Here we’re declaring our Function with type parameters so that we can let the compiler know that we’re expecting to deal with Integer - had we not done this the compiler would have assumed we were working with Object which would have caused an error since you cant apply the * operator to Object.

Function<Integer, Integer> double = i -> i * 2;
System.out.println(double.apply(5));

Output

10

Note also that although a Function accepts a single parameter, we have provided two types (Function<Integer, Integer> double = ...). This is because we are specifying the type for both the single input parameter, as well as the type of the output of the function.

If we have a different function that does something else, then we’d need to change out type parameters to reflect that. E.g. if we want to accept an Integer and return a String:

Function<Integer, String> toString = i -> i.toString();
System.out.println(toString.apply(5));

Output

5

BiFunction

A BiFunction takes two parameters and returns a result. Exactly the same as Function, except it takes two parameters.

BiFunction<Integer, Integer, Integer> add = (a, b) -> a + b;
System.out.println(add.apply(1, 2));

Output

3

Predicate

A Predicate takes a single parameter and returns a true or false result by calling the test method.

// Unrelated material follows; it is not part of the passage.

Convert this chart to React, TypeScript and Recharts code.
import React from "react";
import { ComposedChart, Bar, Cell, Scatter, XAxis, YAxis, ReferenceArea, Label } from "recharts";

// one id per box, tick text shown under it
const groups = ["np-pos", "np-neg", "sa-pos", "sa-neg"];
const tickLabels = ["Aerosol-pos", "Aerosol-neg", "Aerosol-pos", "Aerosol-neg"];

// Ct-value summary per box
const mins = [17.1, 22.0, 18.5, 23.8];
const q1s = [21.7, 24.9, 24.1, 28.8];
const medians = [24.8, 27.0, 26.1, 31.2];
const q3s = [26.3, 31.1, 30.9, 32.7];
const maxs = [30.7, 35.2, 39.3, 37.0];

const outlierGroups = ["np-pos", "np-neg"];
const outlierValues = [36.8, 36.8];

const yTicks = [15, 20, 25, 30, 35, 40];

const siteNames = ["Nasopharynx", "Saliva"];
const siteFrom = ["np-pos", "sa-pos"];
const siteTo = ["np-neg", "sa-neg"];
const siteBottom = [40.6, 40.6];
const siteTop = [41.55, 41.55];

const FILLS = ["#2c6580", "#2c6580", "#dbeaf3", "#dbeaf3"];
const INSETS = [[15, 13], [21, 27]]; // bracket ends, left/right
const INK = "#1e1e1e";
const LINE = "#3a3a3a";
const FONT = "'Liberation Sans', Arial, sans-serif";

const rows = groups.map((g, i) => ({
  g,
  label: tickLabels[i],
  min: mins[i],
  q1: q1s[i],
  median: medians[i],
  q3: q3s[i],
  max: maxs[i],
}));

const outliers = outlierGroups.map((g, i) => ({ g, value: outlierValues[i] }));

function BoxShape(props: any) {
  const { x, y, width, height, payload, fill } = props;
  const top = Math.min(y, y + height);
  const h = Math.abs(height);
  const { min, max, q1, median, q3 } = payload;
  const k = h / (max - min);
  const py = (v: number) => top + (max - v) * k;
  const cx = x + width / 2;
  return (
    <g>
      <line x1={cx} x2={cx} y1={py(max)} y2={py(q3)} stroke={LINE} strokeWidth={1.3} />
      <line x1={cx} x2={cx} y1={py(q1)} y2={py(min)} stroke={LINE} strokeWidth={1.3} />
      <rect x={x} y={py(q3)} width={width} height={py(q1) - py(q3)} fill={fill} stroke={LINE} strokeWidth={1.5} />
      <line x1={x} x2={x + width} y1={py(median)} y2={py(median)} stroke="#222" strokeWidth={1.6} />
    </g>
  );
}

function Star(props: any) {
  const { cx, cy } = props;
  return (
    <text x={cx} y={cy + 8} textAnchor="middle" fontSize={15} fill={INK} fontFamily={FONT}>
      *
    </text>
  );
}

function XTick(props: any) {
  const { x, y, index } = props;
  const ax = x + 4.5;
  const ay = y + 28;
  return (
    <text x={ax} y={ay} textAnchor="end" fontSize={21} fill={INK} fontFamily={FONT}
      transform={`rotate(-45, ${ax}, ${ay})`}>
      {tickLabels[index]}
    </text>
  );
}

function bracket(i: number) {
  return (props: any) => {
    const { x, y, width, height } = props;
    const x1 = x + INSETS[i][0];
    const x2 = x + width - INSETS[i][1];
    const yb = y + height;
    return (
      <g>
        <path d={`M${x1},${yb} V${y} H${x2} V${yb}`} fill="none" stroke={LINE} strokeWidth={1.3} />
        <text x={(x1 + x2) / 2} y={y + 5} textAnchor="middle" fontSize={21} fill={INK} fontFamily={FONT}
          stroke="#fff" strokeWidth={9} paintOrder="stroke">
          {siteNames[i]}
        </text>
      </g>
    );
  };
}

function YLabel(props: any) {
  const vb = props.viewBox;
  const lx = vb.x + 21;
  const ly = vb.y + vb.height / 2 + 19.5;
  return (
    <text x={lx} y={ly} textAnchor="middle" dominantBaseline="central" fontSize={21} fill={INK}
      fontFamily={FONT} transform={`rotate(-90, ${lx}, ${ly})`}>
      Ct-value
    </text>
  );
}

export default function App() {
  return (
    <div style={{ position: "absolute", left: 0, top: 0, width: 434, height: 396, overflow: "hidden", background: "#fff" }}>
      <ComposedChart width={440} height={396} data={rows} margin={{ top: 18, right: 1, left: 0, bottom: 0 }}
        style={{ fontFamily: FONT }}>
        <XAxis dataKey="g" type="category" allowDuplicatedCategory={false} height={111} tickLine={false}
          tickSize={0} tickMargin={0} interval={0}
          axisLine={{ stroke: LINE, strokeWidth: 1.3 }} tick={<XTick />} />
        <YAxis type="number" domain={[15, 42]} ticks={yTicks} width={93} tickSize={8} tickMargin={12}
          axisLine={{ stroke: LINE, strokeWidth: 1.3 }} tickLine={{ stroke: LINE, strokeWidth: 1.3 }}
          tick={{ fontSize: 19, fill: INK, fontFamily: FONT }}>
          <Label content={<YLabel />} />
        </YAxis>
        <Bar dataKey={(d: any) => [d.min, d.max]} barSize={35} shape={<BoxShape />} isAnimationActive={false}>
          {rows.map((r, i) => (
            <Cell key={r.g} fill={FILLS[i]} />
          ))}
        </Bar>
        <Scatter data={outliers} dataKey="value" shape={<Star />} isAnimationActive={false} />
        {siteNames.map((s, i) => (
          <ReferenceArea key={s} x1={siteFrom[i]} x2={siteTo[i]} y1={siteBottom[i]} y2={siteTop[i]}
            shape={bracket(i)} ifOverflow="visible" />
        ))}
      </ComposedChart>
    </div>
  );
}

Predicate<Integer> isEven = i -> i % 2 == 0;
System.out.println(isEven.test(3));

Output

false

Note that with Predicate you do not need to specify the return type like we did with Function and BiFunction. This is because the result is always a Boolean.

Custom Functional Interfaces

As noted above, there are a lot of functional interfaces in the standard library, but there is not complete coverage - for example if you need to pass 1 or 2 parameters then you can use Consumer or BiConsumer, but if you need to pass 3 parameters there is no such thing as a TriConsumer in the standard library!

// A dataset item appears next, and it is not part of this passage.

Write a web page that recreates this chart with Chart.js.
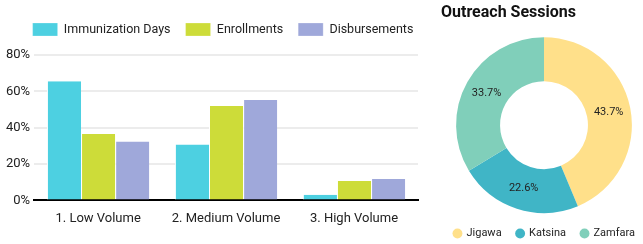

If you need to use a functional interface that does not exist in the standard library then we can very easily create our own, e.g. here is an implementation of a TriConsumer that accepts 3 parameters:

package xyz.byexample.java8;

@FunctionalInterface
interface TriConsumer<P1, P2, P3> {
    void accept(P1 p1, P2 p2, P3 p3);
}

public class functionalInterfaces {
    public static void main(String[] args) {
        TriConsumer tc = (a, b, c) -> System.out.println("Param 1: " + a + "\nParam 2: " + b + "\nParam 3: " + c);
        tc.accept("One", "Two", "Three");

    }
}

Output

Param 1: One
Param 2: Two
Param 3: Three

So we’ve created a new & very simple FunctionalInterface that accepts three parameters, and in our main method we’ve provided a lambda expression that satisfies that interface.

Since functional interfaces can only contain a single abstract method (i.e. accept in this example), we do not need to name it when we implement it so we can use our lambda expression even though it never mentions that it is implementing the accept method in the interface

In the old days we would have had to provide an anonymous class with an accept method signature that matches the interface’s, and put our logic (i.e. our System.out.println(...) code) in the body of that method like so:

public class functionalInterfaces {
    public static void main(String[] args) {
        // Dont do this!  This is an example of the old pre-java8 way!
        TriConsumer tc = new TriConsumer() {
            @Override
            public void accept(Object p1, Object p2, Object p3) {
                System.out.println("Param 1: " + p1 + "\nParam 2: " +p2 + "\nParam 3: " + p3);
            }
        };
        tc.accept("One", "Two", "Three");
    }
}

As you can see, this is a lot of extra code which makes things less-clear and harder to read. Java 8’s functional interfaces and lambda expressions means we can pass a single lambda expression instead. This helps to keep our code smaller, clearer and easier to read (which means less bugs too!).

Although this works as-is, it is not consistent with the Consumer and BiConsumer in the standard library since it does not provide a default andThen implementation but that is trivial to add - take a look at the source code for BiConsumer in the JDK to see how they’ve done it. You may want to consider adding default implementations in your customer functional interfaces to remain consistent and provide the greatest flexibility when interacting with other code.